March 13, 2009

Going Through The Phases

Apparently, according to Wikipedia and other articles floating around the web, there are three phases of "culture shock" (a term reasonably applicable to the ex-pat experience) :

  • The Honeymoon or Euphoria phase (when all things about the new culture "are seen in a romantic light, wonderful and new"),

  • The Negotiation or Irritation/Hostility or "general grumpiness" phase (when differences between the old and new culture become apparent, creating annoyance, longing, or anxiety), and,

  • The Adjustment phase (when you become used to the new culture and develop routines)

We can say that although the simple linear passage through these phases is a bit of a simplification, looking back, we can certainly detect elements of each of these phases in our own experience throughout our time here. There were certainly some times when we fit squarely into one of those phases. For us, there has definitely been a honeymoon period and an adjustment period, but not a very strong irritation period, if one at all. Though there have certainly times of frustration and/or realization that all the many interesting differences are not all positive; there are good things and bad things, of course.

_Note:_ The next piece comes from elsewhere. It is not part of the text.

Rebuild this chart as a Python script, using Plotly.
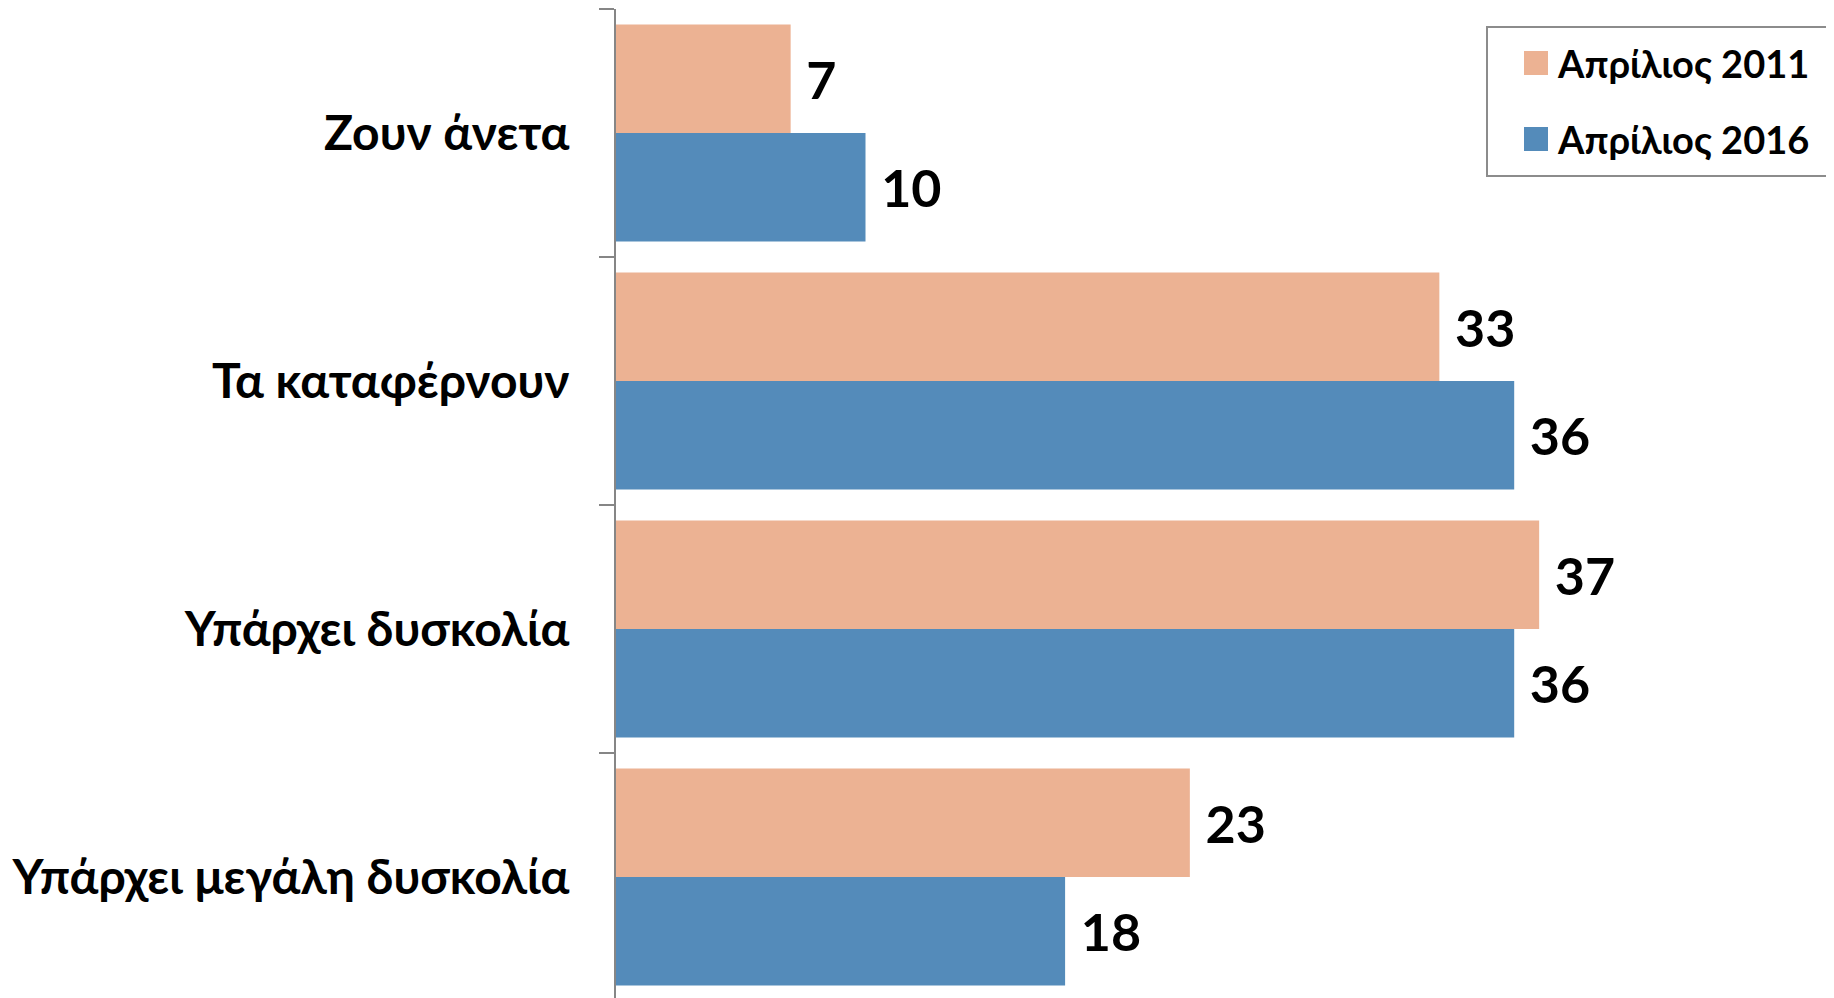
import plotly.graph_objects as go

categories = ["Ζουν άνετα", "Τα καταφέρνουν", "Υπάρχει δυσκολία", "Υπάρχει μεγάλη δυσκολία"]
series_names = ["Απρίλιος 2011", "Απρίλιος 2016"]
values_2011 = [7, 33, 37, 23]
values_2016 = [10, 36, 36, 18]

COLORS = ["#ECB293", "#548BBA"]
FONT = "Lato"

# the page body has an 8px margin, so the figure starts at (8, 8) on screen
OFF = 8
W, H = 1834, 998
L, R, T, B = 608, 0, 1, 5
PW, PH = W - L - R, H - T - B


def px_x(x):
    return (x - OFF - L) / PW


def px_y(y):
    return 1 - (y - OFF - T) / PH


fig = go.Figure()
for name, vals, color in zip(series_names, [values_2011, values_2016], COLORS):
    fig.add_trace(go.Bar(
        name=name,
        y=categories,
        x=vals,
        orientation="h",
        marker=dict(color=color, line=dict(width=0)),
        text=vals,
        texttemplate=" %{x}",
        textposition="outside",
        textfont=dict(family=FONT, size=52, color="black", weight="bold"),
        cliponaxis=False,
        showlegend=False,
    ))

# legend drawn by hand so the swatches can be large
shapes = [dict(type="rect", xref="paper", yref="paper",
               x0=px_x(1487), x1=px_x(1850), y0=px_y(176), y1=px_y(27),
               line=dict(color="#8C8C8C", width=2), fillcolor="white")]
annotations = []
for i, (name, color) in enumerate(zip(series_names, COLORS)):
    cy = 63 + i * 76
    shapes.append(dict(type="rect", xref="paper", yref="paper",
                       x0=px_x(1524), x1=px_x(1548), y0=px_y(cy + 12), y1=px_y(cy - 12),
                       line=dict(width=0), fillcolor=color))
    annotations.append(dict(xref="paper", yref="paper", x=px_x(1555), y=px_y(cy),
                            xanchor="left", yanchor="middle", text=name, showarrow=False,
                            font=dict(family=FONT, size=38, color="black", weight="bold")))

fig.update_layout(
    width=W, height=H,
    margin=dict(l=L, r=R, t=T, b=B),
    barmode="group",
    bargap=0.126,
    bargroupgap=0,
    plot_bgcolor="white",
    paper_bgcolor="white",
    shapes=shapes,
    annotations=annotations,
    xaxis=dict(range=[0, PW / 24.95], visible=False),
    yaxis=dict(
        type="category",
        autorange="reversed",
        showline=True, linecolor="#868686", linewidth=2,
        ticks="outside", tickson="boundaries", ticklen=15, tickwidth=2, tickcolor="#868686",
        ticklabelstandoff=35,
        tickfont=dict(family=FONT, size=48, color="black", weight="bold"),
        showgrid=False,
    ),
)

fig.write_html("out.html")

Certainly, in the beginning, there was a huge crush of newness. Although some parts - the language, new living situation, new pretty-much-everything - are overwhelming, the newness really makes everyday life exciting and interesting. Being in a new place, and having access to a part of the world there is a strong urge to get out and explore and see as much as possible. We love the travelling and the exploration, and tried to make it a point of getting away as much as possible. In Japan, in addition to Kobe and Osaka, we hit Kyoto, Nara, Himeji, Tokyo, Hiroshima, Miyajima, Awaji Island, Lake Biwa, Okayama, Nagasaki, and a host of other places. Outside of Japan, we travelled to Thailand and to Korea. We tried all the new foods we could get our hands on. We watched Sumo, we went to Hanshin Tigers baseball games, we explored Mount Rokko, we enjoyed countless summer matsuri (festivals) and the winter lights displays in Kyoto and Kobe.

After a year here, at the beginning of this year, we felt a bit of a lull. Cold weather and missing family and friends after our winter trip home all contributed. Also, we noticed, life was getting ordinary again. We had developed routines. The newness feeling had worn off a bit.

But there is nothing wrong with that. That is life. And we have started to enjoy the smaller things. You know, life. Family time. Throwing the baseball around. Doing puzzles. Hanging out with the many great new friends that we have made. Involvement in the kids' school and after-school activities. Cooking at home. Saturday nights out, with more detailed explorations of the diverse restaurants and bars of Kobe. Weekend bike trips through the back neighborhoods of surrounding towns, up into the mountains and by scenic shrines. Then, in early February, breaking through the winter dreariness, we took a great family trip to Hokkaido to see the Sapporo Winter Festival.

Lately, with our return to the U.S. set for the end of June, we are starting to feel like short-termers. This is difficult and a bit bittersweet, since we love so much about our life here. It has been such an extraordinary adventure for our family. With the end in sight, we find ourselves getting a bit jealous of our more longer-term ex-pat friends, including the teachers at the kids school (who have done year and years of stints all over the world) and people here with corporations (usually a three to five year assignment).

So now we turn around, and it seems we're pretty well-adjusted to living here. But soon its time to "repatriate" - now that's a scary sounding word, huh? (According this this NY Times article, repatriation can be hard!)

At any rate, we plan on enjoying our last months here, both the everyday stuff and the new exciting stuff. And as we thaw into Spring, we are making one last big push on the get-out-and-travel side of things. We will be spending Spring Break (next week!) in Bali, Indonesia. During Golden Week at the end of April, we will head to the Tokyo area. And we just booked a 3-day trip to Hong Kong for late May. As our last hurrah, we are planning to stop-over in Hawaii on the way back home. (What?! It's right on the way!)


MeganFitz said...

We just got back from our first visit to Kobe. It is an amazing place. It looks like we'll be heading back in July, so I guess we'll just miss you! How do you manage the flights with the kids? Our 8 year old did wonderfully but I'm really worried about the 3 and 5 year old! The phases are really interesting, I hadn't heard that before. Right now the logistics seem so overwhelming, I'm looking forward to the honeymoon phase!

Semsavblanc said...

You're right. Leaving Japan will be a challenge and will probably bring up all sorts of emotions and adjustments to be made - just like leaving the USA did. I know I'll miss your regular reports about that amazing place that I love. Life is wonderful and strange, isn't it? So is the internet. Thank you for all the things you have done and shared so far. I hope your remaining months there are filled with amazing sights, sounds and tastes that will become precious memories for you and your kids!

Mike said...


Sorry we will miss you guys. Enjoy it! We managed the flights with games, books, and candy...


It has been nice connecting like this. Pretty amazing. Thanks for reading and for sharing!